Sunak’s North Sea oil policy a setback for COP28

Ranvir S. Nayar

British Prime Minister Rishi Sunak last week visited Scotland to announce the opening of exploration in the Rosebank oil and gas field, which is said to hold the UK’s largest untapped oil reserves in the North Sea, amounting to more than 500 million barrels.
Sunak said that he would be granting more than 100 licenses to commence exploration in order to meet the UK’s energy security requirements. He insisted that the new exploration would be entirely in line with the net-zero emissions target that the UK has set for itself, under which the country is committed to achieve net zero by 2050.
Nonetheless, Sunak’s announcement riled the entire ecological community in the country, which immediately trashed his claims that the new exploration would not derail the UK’s efforts to meet its net-zero targets. Sunak defended his claims, saying that importing fossil fuel energy was at least three to four times more carbon-intensive than producing it domestically. Environmentalists immediately questioned this, saying that most of Britain’s oil and gas imports come via pipeline and hence their carbon intensity is definitely not more than what would be achieved by local production. But even more seriously, British North Sea oil production is ranked among the dirtiest in the world in terms of carbon intensity. According to a study by financial rating agency Standard & Poor’s, as North Sea oil fields are among the oldest active fields in the world, their carbon intensity in production is about 12 kg of carbon dioxide per barrel of oil. And the UK’s carbon intensity in these fields is three times higher than Norway’s, largely due to the age of the British fields and the large quantity of gas that is flared. In another study, Britain ranked in the bottom half of oil and gas producers in terms of the carbon intensity of their production.
The critics also rightly questioned the opening of a new oil field for development at a time when the immense damage climate change can cause is already being witnessed all over the world. Even the UK is witnessing its share of severe weather events, including droughts and prolonged heat waves. In such a scenario, this decision reeks of the typical double-tongued speeches that leaders around the world have been making for decades, and especially since the Paris climate agreement was signed at the end of COP21 meeting in 2015. Since then, all nations have failed to deliver on their commitments to cut carbon emissions, which were already extremely feeble and far below the actual cuts needed to keep the global mean temperature rise to within 1.5 degrees Celsius since the era of industrialization began. The commitments made in Paris will not even curb the rate of growth in atmospheric carbon levels, let alone actually bring down the levels of this family of noxious gases that humankind has released into the atmosphere.
After it was pulled up by the country’s High Court in July 2022 because its policies failed to detail how the country would actually achieve its goal of net zero by 2050, the UK government released a detailed action plan, outlining where the cuts in carbon emissions would come from. One of the biggest commitments made in this plan was the transition of all of the UK’s electricity to renewables by 2035. This is perhaps the most significant commitment, as the government has also decided to increase its electrification of the transport network, which could lead to a growth of up to 60 percent in the country’s demand for electricity. In the 31 years since 1990, the UK has reduced its carbon emissions from power generation by a significant 73.4 percent, which has come on the back of an aggressive phase-down of coal-powered plants and a rapid increase in renewable energy sources, notably wind farms, where the UK is one of Europe’s leaders. Today, renewables account for about 40 percent of total power generated in the country.

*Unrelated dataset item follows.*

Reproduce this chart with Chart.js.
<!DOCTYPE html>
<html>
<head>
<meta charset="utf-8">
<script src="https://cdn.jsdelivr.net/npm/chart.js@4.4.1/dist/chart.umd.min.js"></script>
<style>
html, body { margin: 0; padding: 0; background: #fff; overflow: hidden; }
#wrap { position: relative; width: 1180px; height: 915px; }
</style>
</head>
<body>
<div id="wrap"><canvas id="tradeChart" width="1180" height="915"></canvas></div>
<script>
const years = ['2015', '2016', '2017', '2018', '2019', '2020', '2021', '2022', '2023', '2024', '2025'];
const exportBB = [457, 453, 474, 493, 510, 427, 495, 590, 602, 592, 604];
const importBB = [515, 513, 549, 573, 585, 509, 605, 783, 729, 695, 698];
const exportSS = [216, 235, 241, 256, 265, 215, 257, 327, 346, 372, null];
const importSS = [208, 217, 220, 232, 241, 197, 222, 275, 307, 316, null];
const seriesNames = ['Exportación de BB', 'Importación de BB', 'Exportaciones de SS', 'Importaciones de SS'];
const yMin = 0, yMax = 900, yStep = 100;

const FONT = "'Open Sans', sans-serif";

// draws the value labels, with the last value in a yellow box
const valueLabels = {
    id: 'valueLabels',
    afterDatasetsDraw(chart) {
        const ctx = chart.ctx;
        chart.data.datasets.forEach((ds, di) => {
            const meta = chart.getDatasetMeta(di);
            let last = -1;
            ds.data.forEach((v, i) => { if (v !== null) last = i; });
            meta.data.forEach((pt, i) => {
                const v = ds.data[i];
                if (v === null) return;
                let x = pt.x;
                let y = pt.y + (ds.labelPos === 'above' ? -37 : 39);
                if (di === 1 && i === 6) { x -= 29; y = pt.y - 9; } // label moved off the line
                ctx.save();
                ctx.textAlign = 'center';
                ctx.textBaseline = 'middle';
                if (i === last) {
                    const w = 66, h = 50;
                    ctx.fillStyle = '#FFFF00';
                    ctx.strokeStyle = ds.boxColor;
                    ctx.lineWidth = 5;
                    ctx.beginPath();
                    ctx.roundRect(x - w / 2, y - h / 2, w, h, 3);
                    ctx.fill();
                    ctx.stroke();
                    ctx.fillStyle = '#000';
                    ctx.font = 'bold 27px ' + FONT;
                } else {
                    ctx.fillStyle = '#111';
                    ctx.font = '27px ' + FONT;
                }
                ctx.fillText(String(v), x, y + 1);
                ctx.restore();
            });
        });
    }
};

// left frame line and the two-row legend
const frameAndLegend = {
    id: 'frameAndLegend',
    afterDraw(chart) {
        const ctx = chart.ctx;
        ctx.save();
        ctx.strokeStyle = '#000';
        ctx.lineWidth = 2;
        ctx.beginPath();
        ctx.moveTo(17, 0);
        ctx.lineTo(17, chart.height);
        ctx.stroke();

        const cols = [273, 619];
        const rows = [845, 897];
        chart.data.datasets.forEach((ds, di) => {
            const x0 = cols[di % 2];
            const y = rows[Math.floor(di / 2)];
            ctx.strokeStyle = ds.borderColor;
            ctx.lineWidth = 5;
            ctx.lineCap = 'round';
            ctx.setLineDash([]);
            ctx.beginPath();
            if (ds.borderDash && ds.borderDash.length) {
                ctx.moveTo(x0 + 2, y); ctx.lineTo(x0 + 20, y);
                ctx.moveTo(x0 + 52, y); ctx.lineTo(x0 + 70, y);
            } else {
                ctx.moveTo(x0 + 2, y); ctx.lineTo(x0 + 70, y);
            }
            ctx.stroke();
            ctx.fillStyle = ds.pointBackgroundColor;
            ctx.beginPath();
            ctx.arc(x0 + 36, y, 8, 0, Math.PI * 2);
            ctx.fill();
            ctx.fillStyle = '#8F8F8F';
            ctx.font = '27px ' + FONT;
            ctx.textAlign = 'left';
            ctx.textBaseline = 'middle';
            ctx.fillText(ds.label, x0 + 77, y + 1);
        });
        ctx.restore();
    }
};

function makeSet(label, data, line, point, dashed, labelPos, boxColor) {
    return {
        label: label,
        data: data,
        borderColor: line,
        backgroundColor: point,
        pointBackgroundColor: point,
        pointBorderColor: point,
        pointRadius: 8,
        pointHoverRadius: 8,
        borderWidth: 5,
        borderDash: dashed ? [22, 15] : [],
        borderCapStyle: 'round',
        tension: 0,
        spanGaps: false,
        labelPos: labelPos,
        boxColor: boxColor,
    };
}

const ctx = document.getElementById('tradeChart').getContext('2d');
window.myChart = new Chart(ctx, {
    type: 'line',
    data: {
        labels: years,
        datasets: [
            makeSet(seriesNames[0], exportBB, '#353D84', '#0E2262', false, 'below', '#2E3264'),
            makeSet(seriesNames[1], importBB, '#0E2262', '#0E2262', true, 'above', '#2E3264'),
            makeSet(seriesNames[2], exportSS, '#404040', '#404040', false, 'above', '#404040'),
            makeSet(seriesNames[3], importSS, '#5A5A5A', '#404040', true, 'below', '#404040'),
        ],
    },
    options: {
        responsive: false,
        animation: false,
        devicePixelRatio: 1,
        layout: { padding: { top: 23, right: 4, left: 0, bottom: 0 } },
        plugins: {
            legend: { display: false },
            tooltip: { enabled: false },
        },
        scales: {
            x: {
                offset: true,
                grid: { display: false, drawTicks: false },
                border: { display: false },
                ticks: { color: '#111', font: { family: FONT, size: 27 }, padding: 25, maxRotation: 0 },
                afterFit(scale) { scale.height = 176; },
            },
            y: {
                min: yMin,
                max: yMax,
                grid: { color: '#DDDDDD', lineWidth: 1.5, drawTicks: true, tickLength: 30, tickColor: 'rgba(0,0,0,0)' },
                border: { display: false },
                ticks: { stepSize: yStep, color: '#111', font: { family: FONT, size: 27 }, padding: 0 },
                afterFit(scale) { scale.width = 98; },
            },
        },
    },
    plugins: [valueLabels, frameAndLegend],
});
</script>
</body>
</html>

Thus, it is highly surprising that Sunak has opted to enhance North Sea oil drilling, since the UK is far from tapping all of the wind power it can generate, let alone looking at other renewable energy sources like solar or tidal power. With the declining cost of renewable energy, there is no valid argument that Sunak can put forward for choosing to expand the production of fossil fuels instead of boosting clean, green energy sources. His critics cite the pattern of the prime minister tending to side with big business, whatever the cost, and his latest announcement only gives them another stick to beat him with.
Moreover, not only has the UK failed to meet its commitment to cut emissions, but it has, jointly with every other developed economy, failed to deliver on the oft-repeated commitment of paying $100 billion every year to finance the transition of developing economies toward green energy. More than a decade of broken promises means that the amount required now exceeds $3 trillion and is rising as each year passes by. Coming as it does less than four months before the next climate change summit, COP28, gets underway in Dubai, this announcement means Sunak is hardly likely to have won any fans among the green warriors or developing country leaders that he and his team will certainly run into in the UAE. Instead of taking the lead in helping to create an atmosphere conducive to clear negotiations and firm outcomes in Dubai, Sunak has muddied the waters and damaged the atmosphere, both literally and figuratively, with his latest announcement.